Lessons Learned from...Blogging

I just wrote a very witty (at least I thought so) and philosophical post about working from home. Blogger malfunctioned and deleted it. I can't be arsed to write it again, which probably means the world can't be arsed to read it.

Why do we blog anyway? My boss recently started a blog which is essentially a venue to promote her cats and extrapolate on the many loads of laundry she manages to do on a Sunday morning. Surely that's not the point. So what is?

C.S. Lewis said "we read to know we are not alone". Is that why we write too? Tomorrow I'm attending a symposium (I love that word) at the local journalism school. The topic is "Truth: Fact and Fiction". Perhaps that will provide me some insight into our compulsive need to share the minutiae of our lives with the world.

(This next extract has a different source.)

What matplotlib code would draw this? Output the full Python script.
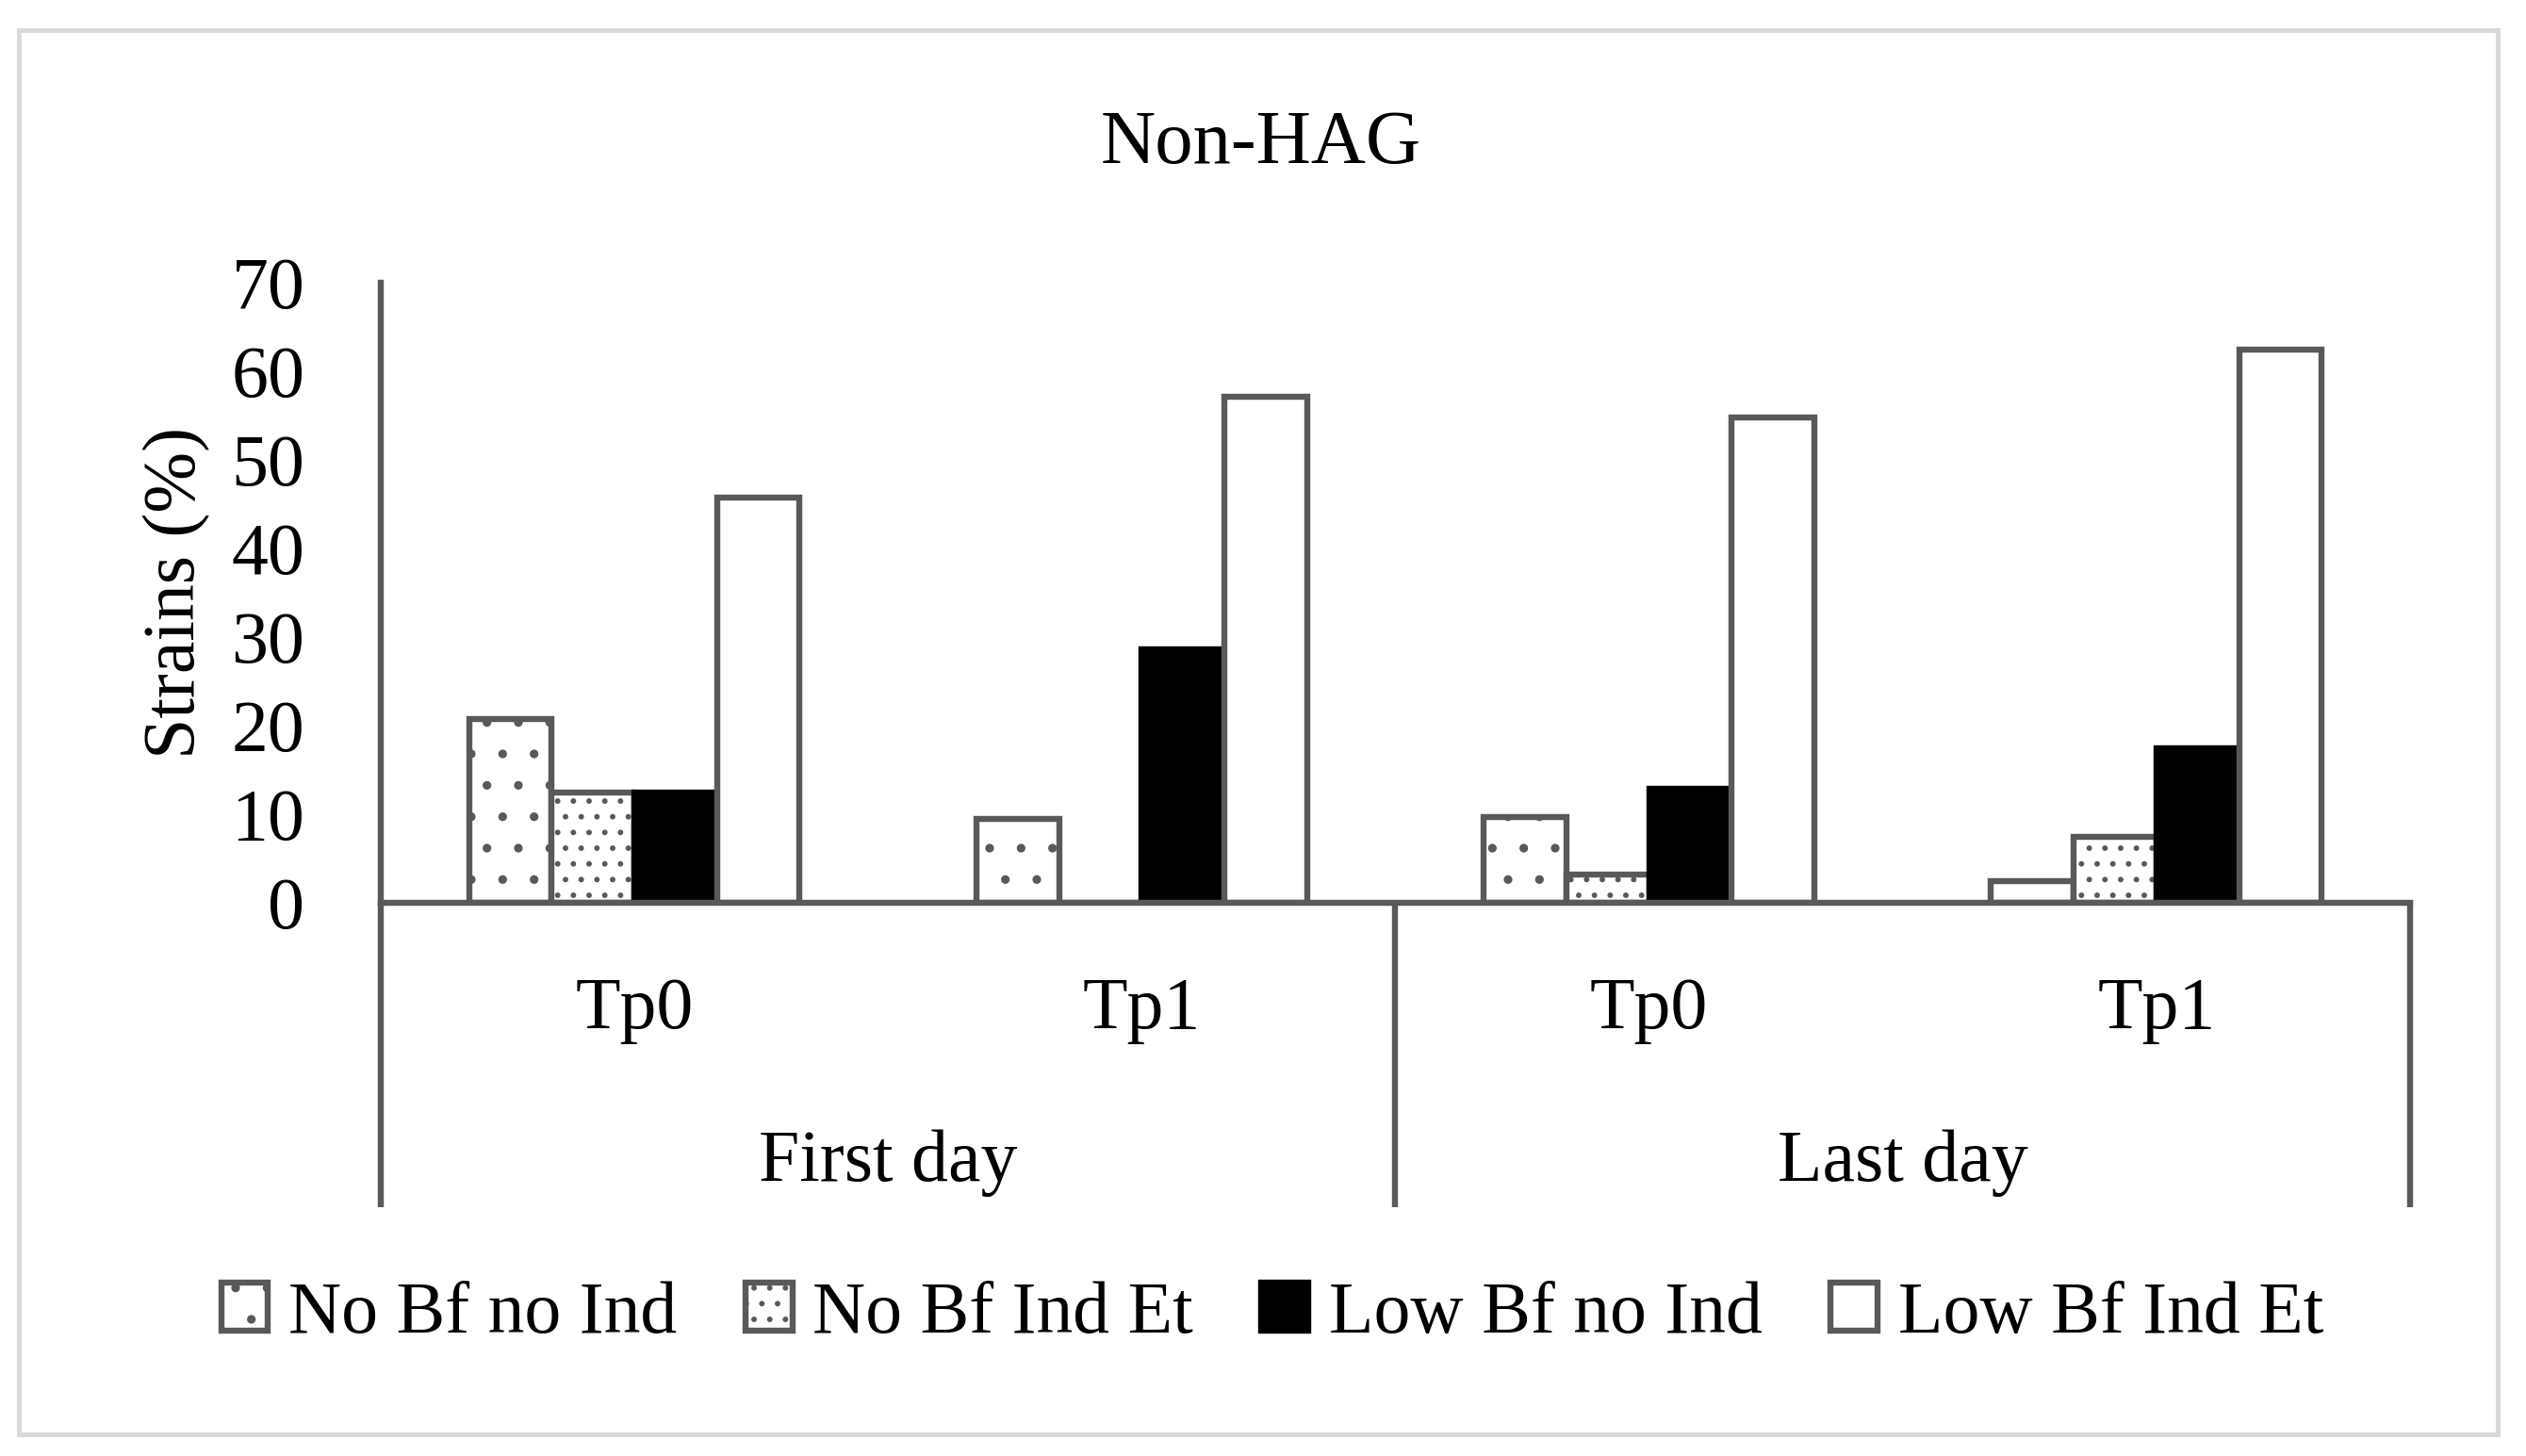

Wednesday, October 6, 2010

Lessons Learned from...Athletes

I've never been a huge sports fan.

I enjoy staying active, but can't tell left from right and have limited hand-eye coordination. However, after recently hearing two Olympians speak about their journey and love affair with sport, I'm almost converted. Within the span of a week, I was inspired by both Shelley-Ann Brown and Catriona Le May Doan.

Now I understand that sport is more than external competition. It's about being the best that YOU can be, believing in yourself and your teammates and picking yourself up when you fall. Sport allows you to hear "it's never been done" or "it can't be done" and say "why the hell not?" Brown and Le May Doan have different, yet remarkably similar, stories.

Consider Shelley-Ann's mantra: "There is no coincidence. There is only preparation and opportunity meeting together with passion." When pressured to be the best in the world, she decided instead to press herself to be the best Shelley-Ann Brown. When tempted to ignore her training regimen, she decided instead to adhere to her own internal standard of excellence, not anyone else's. Then, when the moment arrived to finally start her Olympic race, she knew she had done all she could to be the best she could be. And nothing else seemed to matter much. (Although she did end up winning a silver medal!)

Catriona Le May Doan explained how hard it was for her to get back up again after her famous fall in the 1994 Lillehammer Games. But despite her anger, Catriona got back up to win (and then defend) Olympic Gold.
So maybe I'm not an Oymypic athlete; maybe I still don't really like sports. But I like what it stands for: pushing yourself as far as you know you need to go and not giving up when you know you can do it.